- INFORMATION SUPPLIED
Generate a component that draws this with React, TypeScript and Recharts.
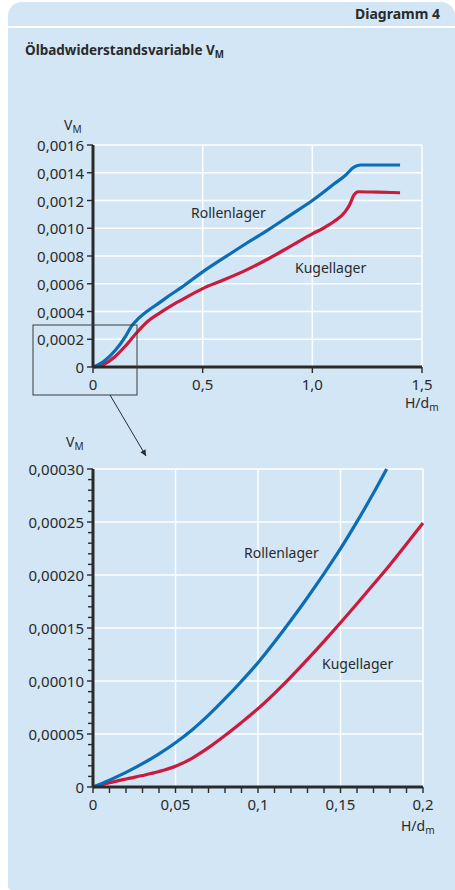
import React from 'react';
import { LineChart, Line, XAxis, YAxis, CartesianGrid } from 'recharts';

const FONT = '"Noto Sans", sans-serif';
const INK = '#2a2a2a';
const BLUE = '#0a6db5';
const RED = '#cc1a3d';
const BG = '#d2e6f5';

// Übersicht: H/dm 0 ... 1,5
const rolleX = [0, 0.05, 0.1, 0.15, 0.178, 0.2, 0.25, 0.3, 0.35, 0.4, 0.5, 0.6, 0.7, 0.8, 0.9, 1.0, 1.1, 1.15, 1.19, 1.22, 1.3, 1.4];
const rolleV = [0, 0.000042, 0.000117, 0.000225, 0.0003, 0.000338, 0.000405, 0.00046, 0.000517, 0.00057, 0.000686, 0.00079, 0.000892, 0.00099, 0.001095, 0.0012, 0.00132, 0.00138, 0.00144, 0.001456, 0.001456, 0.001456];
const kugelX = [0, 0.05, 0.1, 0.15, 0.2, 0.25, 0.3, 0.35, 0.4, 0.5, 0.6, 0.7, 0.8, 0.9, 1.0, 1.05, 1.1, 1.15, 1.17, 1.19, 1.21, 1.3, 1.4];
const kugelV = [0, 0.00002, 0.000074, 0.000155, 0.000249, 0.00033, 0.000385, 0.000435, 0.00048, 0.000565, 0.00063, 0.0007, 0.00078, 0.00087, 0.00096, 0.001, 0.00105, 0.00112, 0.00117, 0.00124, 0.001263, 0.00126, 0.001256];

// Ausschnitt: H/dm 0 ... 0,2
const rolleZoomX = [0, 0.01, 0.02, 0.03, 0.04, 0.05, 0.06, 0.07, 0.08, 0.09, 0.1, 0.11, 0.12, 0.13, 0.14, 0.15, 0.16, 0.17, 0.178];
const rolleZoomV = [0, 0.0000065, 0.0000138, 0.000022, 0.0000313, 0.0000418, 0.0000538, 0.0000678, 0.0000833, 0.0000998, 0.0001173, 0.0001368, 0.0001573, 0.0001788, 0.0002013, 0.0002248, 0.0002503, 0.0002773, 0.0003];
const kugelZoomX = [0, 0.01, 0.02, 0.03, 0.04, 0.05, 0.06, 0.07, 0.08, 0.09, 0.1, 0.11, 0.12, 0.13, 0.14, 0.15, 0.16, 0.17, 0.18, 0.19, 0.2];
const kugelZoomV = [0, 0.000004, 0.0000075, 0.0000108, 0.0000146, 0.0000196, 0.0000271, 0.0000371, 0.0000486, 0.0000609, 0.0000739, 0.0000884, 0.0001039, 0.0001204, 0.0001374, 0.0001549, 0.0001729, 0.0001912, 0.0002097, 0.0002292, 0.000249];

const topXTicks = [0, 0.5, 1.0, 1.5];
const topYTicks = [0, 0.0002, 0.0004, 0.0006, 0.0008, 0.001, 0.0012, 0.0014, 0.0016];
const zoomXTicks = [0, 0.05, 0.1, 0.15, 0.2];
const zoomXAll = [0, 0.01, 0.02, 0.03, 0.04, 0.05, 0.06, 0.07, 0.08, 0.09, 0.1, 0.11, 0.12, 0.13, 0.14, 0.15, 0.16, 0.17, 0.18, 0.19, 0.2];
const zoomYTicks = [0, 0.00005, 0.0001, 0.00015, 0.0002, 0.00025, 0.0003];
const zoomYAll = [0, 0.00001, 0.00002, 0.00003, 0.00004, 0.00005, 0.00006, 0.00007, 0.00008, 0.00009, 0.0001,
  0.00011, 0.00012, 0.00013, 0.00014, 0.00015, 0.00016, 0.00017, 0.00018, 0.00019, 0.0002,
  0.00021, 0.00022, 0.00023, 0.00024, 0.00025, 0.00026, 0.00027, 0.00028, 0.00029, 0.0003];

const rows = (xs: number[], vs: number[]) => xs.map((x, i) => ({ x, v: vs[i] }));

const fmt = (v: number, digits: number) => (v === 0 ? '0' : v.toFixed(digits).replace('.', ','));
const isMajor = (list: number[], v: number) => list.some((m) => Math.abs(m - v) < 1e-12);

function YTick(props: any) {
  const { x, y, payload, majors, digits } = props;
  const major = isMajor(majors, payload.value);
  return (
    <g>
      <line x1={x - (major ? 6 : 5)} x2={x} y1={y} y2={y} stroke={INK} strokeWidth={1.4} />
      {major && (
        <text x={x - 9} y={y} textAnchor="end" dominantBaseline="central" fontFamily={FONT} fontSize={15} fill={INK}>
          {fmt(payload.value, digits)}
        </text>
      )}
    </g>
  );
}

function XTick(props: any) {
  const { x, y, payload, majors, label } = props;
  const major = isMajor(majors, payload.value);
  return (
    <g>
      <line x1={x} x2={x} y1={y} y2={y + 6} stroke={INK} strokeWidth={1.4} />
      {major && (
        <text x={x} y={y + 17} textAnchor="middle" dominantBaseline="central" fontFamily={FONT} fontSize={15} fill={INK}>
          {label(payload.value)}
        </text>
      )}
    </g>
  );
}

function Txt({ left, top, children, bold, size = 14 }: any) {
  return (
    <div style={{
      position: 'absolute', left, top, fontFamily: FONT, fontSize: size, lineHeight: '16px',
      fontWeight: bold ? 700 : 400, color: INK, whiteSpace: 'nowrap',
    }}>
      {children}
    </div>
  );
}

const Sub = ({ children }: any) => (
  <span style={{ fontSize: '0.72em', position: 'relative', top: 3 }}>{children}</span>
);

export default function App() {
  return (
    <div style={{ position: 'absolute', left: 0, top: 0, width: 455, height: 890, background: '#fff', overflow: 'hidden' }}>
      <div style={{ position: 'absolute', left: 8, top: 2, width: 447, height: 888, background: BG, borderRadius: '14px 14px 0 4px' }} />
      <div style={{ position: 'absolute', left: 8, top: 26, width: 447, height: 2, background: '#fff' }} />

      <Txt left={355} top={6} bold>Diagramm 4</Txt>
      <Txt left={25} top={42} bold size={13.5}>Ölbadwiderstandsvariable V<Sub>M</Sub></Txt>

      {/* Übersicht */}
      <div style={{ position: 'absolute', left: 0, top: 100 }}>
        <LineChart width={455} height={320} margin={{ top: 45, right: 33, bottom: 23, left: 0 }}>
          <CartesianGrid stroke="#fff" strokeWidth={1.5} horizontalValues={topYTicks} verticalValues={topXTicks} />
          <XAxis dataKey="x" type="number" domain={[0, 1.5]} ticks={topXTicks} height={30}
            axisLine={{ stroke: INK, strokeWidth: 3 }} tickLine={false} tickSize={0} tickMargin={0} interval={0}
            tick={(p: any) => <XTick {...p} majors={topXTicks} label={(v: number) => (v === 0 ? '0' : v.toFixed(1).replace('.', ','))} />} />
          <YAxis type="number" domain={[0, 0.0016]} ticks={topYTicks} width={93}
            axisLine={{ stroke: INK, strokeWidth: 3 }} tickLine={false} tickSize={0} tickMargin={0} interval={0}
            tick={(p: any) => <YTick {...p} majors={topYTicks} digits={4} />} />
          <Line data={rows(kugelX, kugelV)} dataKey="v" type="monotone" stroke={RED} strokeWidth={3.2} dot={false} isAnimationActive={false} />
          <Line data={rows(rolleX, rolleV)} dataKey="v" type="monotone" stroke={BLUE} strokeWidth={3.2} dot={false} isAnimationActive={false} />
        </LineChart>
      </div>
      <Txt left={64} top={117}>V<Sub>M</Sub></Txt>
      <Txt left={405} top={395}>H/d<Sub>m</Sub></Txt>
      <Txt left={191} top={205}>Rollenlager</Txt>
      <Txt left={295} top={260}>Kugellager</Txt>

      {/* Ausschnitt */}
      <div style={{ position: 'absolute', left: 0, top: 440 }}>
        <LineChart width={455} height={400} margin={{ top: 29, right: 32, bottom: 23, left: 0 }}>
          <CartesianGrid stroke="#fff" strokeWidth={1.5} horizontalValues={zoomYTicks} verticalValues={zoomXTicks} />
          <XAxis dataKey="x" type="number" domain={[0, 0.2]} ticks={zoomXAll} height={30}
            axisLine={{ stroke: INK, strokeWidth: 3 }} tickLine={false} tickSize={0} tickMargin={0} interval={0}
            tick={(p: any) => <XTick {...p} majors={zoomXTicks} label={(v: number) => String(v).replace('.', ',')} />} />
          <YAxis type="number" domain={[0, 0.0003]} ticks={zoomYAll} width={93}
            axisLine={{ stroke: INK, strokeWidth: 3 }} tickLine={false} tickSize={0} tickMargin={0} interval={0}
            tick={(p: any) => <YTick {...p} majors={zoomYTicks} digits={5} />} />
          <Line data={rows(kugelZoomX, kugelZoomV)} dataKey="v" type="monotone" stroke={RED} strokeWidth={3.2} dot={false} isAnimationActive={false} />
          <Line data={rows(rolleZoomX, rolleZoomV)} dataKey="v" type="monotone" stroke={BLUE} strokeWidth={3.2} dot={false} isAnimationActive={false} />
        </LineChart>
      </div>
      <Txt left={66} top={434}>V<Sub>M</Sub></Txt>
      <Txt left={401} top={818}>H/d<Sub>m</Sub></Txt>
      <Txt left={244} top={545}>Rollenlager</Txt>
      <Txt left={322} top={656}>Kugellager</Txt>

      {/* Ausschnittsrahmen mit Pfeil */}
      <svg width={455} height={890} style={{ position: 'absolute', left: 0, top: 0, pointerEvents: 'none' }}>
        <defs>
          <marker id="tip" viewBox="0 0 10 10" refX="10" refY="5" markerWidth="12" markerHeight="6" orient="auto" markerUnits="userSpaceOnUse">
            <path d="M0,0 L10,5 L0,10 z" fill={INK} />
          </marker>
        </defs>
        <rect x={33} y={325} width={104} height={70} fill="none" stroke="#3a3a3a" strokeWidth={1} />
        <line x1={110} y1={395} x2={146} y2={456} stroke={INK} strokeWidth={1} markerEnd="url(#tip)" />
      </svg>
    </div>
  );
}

- EXERCISE DESCRIPTION
Skip every picture and return the lines above from the top through the one that contains "const BG = '#d2e6f5';".

- FULL ANSWER
Generate a component that draws this with React, TypeScript and Recharts.
import React from 'react';
import { LineChart, Line, XAxis, YAxis, CartesianGrid } from 'recharts';

const FONT = '"Noto Sans", sans-serif';
const INK = '#2a2a2a';
const BLUE = '#0a6db5';
const RED = '#cc1a3d';
const BG = '#d2e6f5';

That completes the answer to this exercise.